## Task to carry out:
Make an exact copy of the data below, leaving out every picture.

## Source excerpt:
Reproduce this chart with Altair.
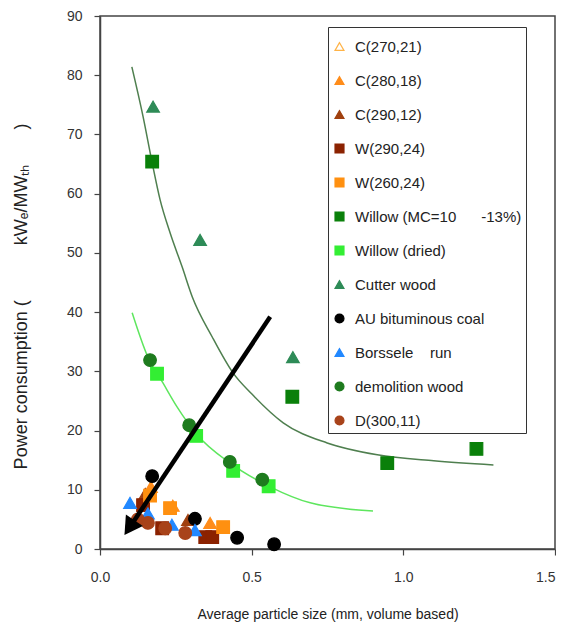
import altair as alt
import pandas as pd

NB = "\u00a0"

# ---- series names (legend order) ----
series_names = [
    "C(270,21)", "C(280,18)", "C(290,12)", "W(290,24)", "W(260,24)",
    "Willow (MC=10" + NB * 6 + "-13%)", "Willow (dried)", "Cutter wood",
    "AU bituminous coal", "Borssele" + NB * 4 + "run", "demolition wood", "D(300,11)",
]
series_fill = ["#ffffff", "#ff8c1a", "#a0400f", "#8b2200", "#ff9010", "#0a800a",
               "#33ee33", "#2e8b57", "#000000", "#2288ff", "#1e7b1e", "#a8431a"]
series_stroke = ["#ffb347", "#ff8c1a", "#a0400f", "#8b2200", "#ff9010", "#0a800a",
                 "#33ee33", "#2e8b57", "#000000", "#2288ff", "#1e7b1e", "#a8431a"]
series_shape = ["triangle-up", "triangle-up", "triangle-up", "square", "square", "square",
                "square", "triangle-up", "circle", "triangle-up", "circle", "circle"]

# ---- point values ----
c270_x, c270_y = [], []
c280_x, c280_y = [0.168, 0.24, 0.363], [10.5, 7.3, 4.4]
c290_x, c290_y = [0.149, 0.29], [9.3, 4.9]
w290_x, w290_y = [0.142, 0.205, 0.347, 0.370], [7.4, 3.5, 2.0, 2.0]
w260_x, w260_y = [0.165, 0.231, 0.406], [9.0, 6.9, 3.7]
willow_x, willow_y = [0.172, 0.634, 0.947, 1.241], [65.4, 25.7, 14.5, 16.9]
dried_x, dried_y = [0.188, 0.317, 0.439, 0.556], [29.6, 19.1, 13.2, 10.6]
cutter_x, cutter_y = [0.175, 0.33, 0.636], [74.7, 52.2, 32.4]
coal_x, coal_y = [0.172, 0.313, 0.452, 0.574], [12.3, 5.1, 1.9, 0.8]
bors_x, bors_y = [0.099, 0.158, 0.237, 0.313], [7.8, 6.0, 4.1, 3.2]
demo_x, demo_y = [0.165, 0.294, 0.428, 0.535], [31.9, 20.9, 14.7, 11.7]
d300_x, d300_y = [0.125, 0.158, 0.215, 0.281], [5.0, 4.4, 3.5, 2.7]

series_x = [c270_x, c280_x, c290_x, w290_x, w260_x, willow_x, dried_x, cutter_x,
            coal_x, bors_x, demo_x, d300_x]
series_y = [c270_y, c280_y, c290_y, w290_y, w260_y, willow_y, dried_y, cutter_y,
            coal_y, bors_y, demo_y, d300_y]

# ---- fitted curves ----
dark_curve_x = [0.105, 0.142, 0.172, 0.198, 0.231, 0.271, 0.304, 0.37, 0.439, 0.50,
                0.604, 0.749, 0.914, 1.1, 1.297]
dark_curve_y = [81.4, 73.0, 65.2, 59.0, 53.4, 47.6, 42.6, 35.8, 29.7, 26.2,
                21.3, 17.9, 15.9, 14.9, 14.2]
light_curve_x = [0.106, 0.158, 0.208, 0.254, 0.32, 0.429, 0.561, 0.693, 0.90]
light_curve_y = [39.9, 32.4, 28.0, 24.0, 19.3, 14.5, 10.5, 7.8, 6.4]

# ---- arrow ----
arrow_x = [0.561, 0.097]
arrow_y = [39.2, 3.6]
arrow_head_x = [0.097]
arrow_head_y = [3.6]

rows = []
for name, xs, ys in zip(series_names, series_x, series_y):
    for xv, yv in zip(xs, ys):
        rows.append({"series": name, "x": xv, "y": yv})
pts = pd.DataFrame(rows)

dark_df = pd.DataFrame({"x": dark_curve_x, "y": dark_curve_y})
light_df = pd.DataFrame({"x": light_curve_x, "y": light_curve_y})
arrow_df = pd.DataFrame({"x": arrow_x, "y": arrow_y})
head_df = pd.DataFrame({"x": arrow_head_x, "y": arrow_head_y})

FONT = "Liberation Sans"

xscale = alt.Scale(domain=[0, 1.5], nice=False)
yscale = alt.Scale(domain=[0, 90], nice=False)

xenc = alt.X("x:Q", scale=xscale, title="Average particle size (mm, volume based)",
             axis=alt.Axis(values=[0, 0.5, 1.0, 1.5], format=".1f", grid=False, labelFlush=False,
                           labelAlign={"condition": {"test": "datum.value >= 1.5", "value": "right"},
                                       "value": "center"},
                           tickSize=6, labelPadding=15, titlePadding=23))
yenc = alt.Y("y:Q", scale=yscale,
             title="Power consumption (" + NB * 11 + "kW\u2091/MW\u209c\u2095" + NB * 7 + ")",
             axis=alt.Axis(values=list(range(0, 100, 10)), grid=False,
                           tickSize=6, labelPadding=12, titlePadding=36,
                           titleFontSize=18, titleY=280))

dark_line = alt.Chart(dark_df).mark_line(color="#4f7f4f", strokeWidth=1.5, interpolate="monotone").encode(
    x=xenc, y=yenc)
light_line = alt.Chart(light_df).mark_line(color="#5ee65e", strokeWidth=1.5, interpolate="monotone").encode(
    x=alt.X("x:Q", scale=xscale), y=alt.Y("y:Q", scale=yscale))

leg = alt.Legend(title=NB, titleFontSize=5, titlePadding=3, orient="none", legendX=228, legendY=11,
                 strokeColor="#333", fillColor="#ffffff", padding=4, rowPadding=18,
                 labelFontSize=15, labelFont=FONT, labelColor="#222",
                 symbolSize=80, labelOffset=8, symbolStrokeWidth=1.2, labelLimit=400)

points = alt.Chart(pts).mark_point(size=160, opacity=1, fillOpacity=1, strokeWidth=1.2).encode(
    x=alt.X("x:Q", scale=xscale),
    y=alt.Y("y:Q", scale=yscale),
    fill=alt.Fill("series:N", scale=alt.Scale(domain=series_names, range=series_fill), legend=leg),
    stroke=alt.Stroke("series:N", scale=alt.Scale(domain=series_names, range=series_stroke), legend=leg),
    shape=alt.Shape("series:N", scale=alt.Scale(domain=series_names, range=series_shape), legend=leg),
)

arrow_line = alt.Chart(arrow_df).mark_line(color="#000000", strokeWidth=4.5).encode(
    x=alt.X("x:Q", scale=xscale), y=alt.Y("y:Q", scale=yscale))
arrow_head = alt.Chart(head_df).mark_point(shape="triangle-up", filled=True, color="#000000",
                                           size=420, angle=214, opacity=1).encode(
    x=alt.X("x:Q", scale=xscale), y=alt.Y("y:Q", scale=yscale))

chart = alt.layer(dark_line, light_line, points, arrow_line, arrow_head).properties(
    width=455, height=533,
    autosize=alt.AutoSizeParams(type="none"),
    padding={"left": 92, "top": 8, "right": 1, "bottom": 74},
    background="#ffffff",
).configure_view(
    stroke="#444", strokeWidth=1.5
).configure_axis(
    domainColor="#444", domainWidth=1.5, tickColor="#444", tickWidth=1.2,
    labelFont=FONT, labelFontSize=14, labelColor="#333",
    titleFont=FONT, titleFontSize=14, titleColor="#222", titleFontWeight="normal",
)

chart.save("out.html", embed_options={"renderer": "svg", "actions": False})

## Answer in full:
Reproduce this chart with Altair.
import altair as alt
import pandas as pd

NB = "\u00a0"

# ---- series names (legend order) ----
series_names = [
    "C(270,21)", "C(280,18)", "C(290,12)", "W(290,24)", "W(260,24)",
    "Willow (MC=10" + NB * 6 + "-13%)", "Willow (dried)", "Cutter wood",
    "AU bituminous coal", "Borssele" + NB * 4 + "run", "demolition wood", "D(300,11)",
]
series_fill = ["#ffffff", "#ff8c1a", "#a0400f", "#8b2200", "#ff9010", "#0a800a",
               "#33ee33", "#2e8b57", "#000000", "#2288ff", "#1e7b1e", "#a8431a"]
series_stroke = ["#ffb347", "#ff8c1a", "#a0400f", "#8b2200", "#ff9010", "#0a800a",
                 "#33ee33", "#2e8b57", "#000000", "#2288ff", "#1e7b1e", "#a8431a"]
series_shape = ["triangle-up", "triangle-up", "triangle-up", "square", "square", "square",
                "square", "triangle-up", "circle", "triangle-up", "circle", "circle"]

# ---- point values ----
c270_x, c270_y = [], []
c280_x, c280_y = [0.168, 0.24, 0.363], [10.5, 7.3, 4.4]
c290_x, c290_y = [0.149, 0.29], [9.3, 4.9]
w290_x, w290_y = [0.142, 0.205, 0.347, 0.370], [7.4, 3.5, 2.0, 2.0]
w260_x, w260_y = [0.165, 0.231, 0.406], [9.0, 6.9, 3.7]
willow_x, willow_y = [0.172, 0.634, 0.947, 1.241], [65.4, 25.7, 14.5, 16.9]
dried_x, dried_y = [0.188, 0.317, 0.439, 0.556], [29.6, 19.1, 13.2, 10.6]
cutter_x, cutter_y = [0.175, 0.33, 0.636], [74.7, 52.2, 32.4]
coal_x, coal_y = [0.172, 0.313, 0.452, 0.574], [12.3, 5.1, 1.9, 0.8]
bors_x, bors_y = [0.099, 0.158, 0.237, 0.313], [7.8, 6.0, 4.1, 3.2]
demo_x, demo_y = [0.165, 0.294, 0.428, 0.535], [31.9, 20.9, 14.7, 11.7]
d300_x, d300_y = [0.125, 0.158, 0.215, 0.281], [5.0, 4.4, 3.5, 2.7]

series_x = [c270_x, c280_x, c290_x, w290_x, w260_x, willow_x, dried_x, cutter_x,
            coal_x, bors_x, demo_x, d300_x]
series_y = [c270_y, c280_y, c290_y, w290_y, w260_y, willow_y, dried_y, cutter_y,
            coal_y, bors_y, demo_y, d300_y]

# ---- fitted curves ----
dark_curve_x = [0.105, 0.142, 0.172, 0.198, 0.231, 0.271, 0.304, 0.37, 0.439, 0.50,
                0.604, 0.749, 0.914, 1.1, 1.297]
dark_curve_y = [81.4, 73.0, 65.2, 59.0, 53.4, 47.6, 42.6, 35.8, 29.7, 26.2,
                21.3, 17.9, 15.9, 14.9, 14.2]
light_curve_x = [0.106, 0.158, 0.208, 0.254, 0.32, 0.429, 0.561, 0.693, 0.90]
light_curve_y = [39.9, 32.4, 28.0, 24.0, 19.3, 14.5, 10.5, 7.8, 6.4]

# ---- arrow ----
arrow_x = [0.561, 0.097]
arrow_y = [39.2, 3.6]
arrow_head_x = [0.097]
arrow_head_y = [3.6]

rows = []
for name, xs, ys in zip(series_names, series_x, series_y):
    for xv, yv in zip(xs, ys):
        rows.append({"series": name, "x": xv, "y": yv})
pts = pd.DataFrame(rows)

dark_df = pd.DataFrame({"x": dark_curve_x, "y": dark_curve_y})
light_df = pd.DataFrame({"x": light_curve_x, "y": light_curve_y})
arrow_df = pd.DataFrame({"x": arrow_x, "y": arrow_y})
head_df = pd.DataFrame({"x": arrow_head_x, "y": arrow_head_y})

FONT = "Liberation Sans"

xscale = alt.Scale(domain=[0, 1.5], nice=False)
yscale = alt.Scale(domain=[0, 90], nice=False)

xenc = alt.X("x:Q", scale=xscale, title="Average particle size (mm, volume based)",
             axis=alt.Axis(values=[0, 0.5, 1.0, 1.5], format=".1f", grid=False, labelFlush=False,
                           labelAlign={"condition": {"test": "datum.value >= 1.5", "value": "right"},
                                       "value": "center"},
                           tickSize=6, labelPadding=15, titlePadding=23))
yenc = alt.Y("y:Q", scale=yscale,
             title="Power consumption (" + NB * 11 + "kW\u2091/MW\u209c\u2095" + NB * 7 + ")",
             axis=alt.Axis(values=list(range(0, 100, 10)), grid=False,
                           tickSize=6, labelPadding=12, titlePadding=36,
                           titleFontSize=18, titleY=280))

dark_line = alt.Chart(dark_df).mark_line(color="#4f7f4f", strokeWidth=1.5, interpolate="monotone").encode(
    x=xenc, y=yenc)
light_line = alt.Chart(light_df).mark_line(color="#5ee65e", strokeWidth=1.5, interpolate="monotone").encode(
    x=alt.X("x:Q", scale=xscale), y=alt.Y("y:Q", scale=yscale))

leg = alt.Legend(title=NB, titleFontSize=5, titlePadding=3, orient="none", legendX=228, legendY=11,
                 strokeColor="#333", fillColor="#ffffff", padding=4, rowPadding=18,
                 labelFontSize=15, labelFont=FONT, labelColor="#222",
                 symbolSize=80, labelOffset=8, symbolStrokeWidth=1.2, labelLimit=400)

points = alt.Chart(pts).mark_point(size=160, opacity=1, fillOpacity=1, strokeWidth=1.2).encode(
    x=alt.X("x:Q", scale=xscale),
    y=alt.Y("y:Q", scale=yscale),
    fill=alt.Fill("series:N", scale=alt.Scale(domain=series_names, range=series_fill), legend=leg),
    stroke=alt.Stroke("series:N", scale=alt.Scale(domain=series_names, range=series_stroke), legend=leg),
    shape=alt.Shape("series:N", scale=alt.Scale(domain=series_names, range=series_shape), legend=leg),
)

arrow_line = alt.Chart(arrow_df).mark_line(color="#000000", strokeWidth=4.5).encode(
    x=alt.X("x:Q", scale=xscale), y=alt.Y("y:Q", scale=yscale))
arrow_head = alt.Chart(head_df).mark_point(shape="triangle-up", filled=True, color="#000000",
                                           size=420, angle=214, opacity=1).encode(
    x=alt.X("x:Q", scale=xscale), y=alt.Y("y:Q", scale=yscale))

chart = alt.layer(dark_line, light_line, points, arrow_line, arrow_head).properties(
    width=455, height=533,
    autosize=alt.AutoSizeParams(type="none"),
    padding={"left": 92, "top": 8, "right": 1, "bottom": 74},
    background="#ffffff",
).configure_view(
    stroke="#444", strokeWidth=1.5
).configure_axis(
    domainColor="#444", domainWidth=1.5, tickColor="#444", tickWidth=1.2,
    labelFont=FONT, labelFontSize=14, labelColor="#333",
    titleFont=FONT, titleFontSize=14, titleColor="#222", titleFontWeight="normal",
)

chart.save("out.html", embed_options={"renderer": "svg", "actions": False})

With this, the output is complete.